Dataset excerpt:
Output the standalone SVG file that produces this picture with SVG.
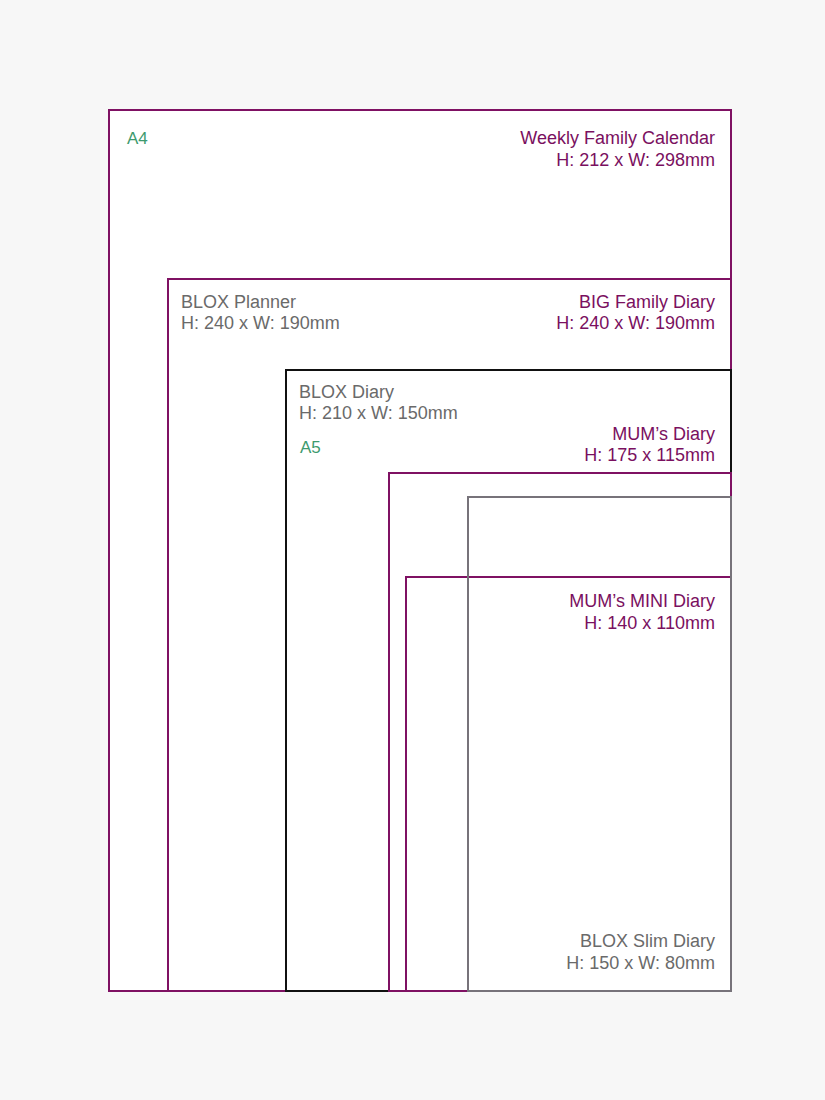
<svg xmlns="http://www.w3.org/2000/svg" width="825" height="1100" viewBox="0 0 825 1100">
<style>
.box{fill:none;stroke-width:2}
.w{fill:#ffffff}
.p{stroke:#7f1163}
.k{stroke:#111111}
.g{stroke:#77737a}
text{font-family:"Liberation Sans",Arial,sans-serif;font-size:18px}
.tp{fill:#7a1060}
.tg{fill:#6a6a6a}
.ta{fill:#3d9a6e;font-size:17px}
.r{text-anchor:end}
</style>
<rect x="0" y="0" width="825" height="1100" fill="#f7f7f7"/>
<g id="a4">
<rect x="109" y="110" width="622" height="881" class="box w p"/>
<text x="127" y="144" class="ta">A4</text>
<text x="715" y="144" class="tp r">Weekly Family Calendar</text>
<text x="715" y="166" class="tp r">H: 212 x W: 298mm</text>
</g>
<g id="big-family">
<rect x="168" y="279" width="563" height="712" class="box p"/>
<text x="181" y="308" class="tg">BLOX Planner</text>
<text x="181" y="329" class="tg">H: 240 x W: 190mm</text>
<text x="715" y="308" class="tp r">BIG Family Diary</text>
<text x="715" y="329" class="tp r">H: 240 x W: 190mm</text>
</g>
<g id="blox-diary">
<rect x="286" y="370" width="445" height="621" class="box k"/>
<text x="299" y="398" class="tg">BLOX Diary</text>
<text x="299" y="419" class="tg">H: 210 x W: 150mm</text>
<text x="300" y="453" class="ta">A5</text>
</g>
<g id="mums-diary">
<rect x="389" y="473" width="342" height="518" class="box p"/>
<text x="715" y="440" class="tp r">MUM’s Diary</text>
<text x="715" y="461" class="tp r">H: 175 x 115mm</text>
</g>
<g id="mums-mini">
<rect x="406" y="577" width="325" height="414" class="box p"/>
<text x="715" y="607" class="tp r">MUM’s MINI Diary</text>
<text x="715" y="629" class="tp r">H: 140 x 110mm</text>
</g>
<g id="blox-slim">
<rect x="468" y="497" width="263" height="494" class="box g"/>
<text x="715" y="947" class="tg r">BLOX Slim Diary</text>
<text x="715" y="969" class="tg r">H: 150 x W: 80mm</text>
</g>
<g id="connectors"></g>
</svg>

Problem requirements:
Print the whole listing above once more, word for word, without its pictures.

Result:
Output the standalone SVG file that produces this picture with SVG.
<svg xmlns="http://www.w3.org/2000/svg" width="825" height="1100" viewBox="0 0 825 1100">
<style>
.box{fill:none;stroke-width:2}
.w{fill:#ffffff}
.p{stroke:#7f1163}
.k{stroke:#111111}
.g{stroke:#77737a}
text{font-family:"Liberation Sans",Arial,sans-serif;font-size:18px}
.tp{fill:#7a1060}
.tg{fill:#6a6a6a}
.ta{fill:#3d9a6e;font-size:17px}
.r{text-anchor:end}
</style>
<rect x="0" y="0" width="825" height="1100" fill="#f7f7f7"/>
<g id="a4">
<rect x="109" y="110" width="622" height="881" class="box w p"/>
<text x="127" y="144" class="ta">A4</text>
<text x="715" y="144" class="tp r">Weekly Family Calendar</text>
<text x="715" y="166" class="tp r">H: 212 x W: 298mm</text>
</g>
<g id="big-family">
<rect x="168" y="279" width="563" height="712" class="box p"/>
<text x="181" y="308" class="tg">BLOX Planner</text>
<text x="181" y="329" class="tg">H: 240 x W: 190mm</text>
<text x="715" y="308" class="tp r">BIG Family Diary</text>
<text x="715" y="329" class="tp r">H: 240 x W: 190mm</text>
</g>
<g id="blox-diary">
<rect x="286" y="370" width="445" height="621" class="box k"/>
<text x="299" y="398" class="tg">BLOX Diary</text>
<text x="299" y="419" class="tg">H: 210 x W: 150mm</text>
<text x="300" y="453" class="ta">A5</text>
</g>
<g id="mums-diary">
<rect x="389" y="473" width="342" height="518" class="box p"/>
<text x="715" y="440" class="tp r">MUM’s Diary</text>
<text x="715" y="461" class="tp r">H: 175 x 115mm</text>
</g>
<g id="mums-mini">
<rect x="406" y="577" width="325" height="414" class="box p"/>
<text x="715" y="607" class="tp r">MUM’s MINI Diary</text>
<text x="715" y="629" class="tp r">H: 140 x 110mm</text>
</g>
<g id="blox-slim">
<rect x="468" y="497" width="263" height="494" class="box g"/>
<text x="715" y="947" class="tg r">BLOX Slim Diary</text>
<text x="715" y="969" class="tg r">H: 150 x W: 80mm</text>
</g>
<g id="connectors"></g>
</svg>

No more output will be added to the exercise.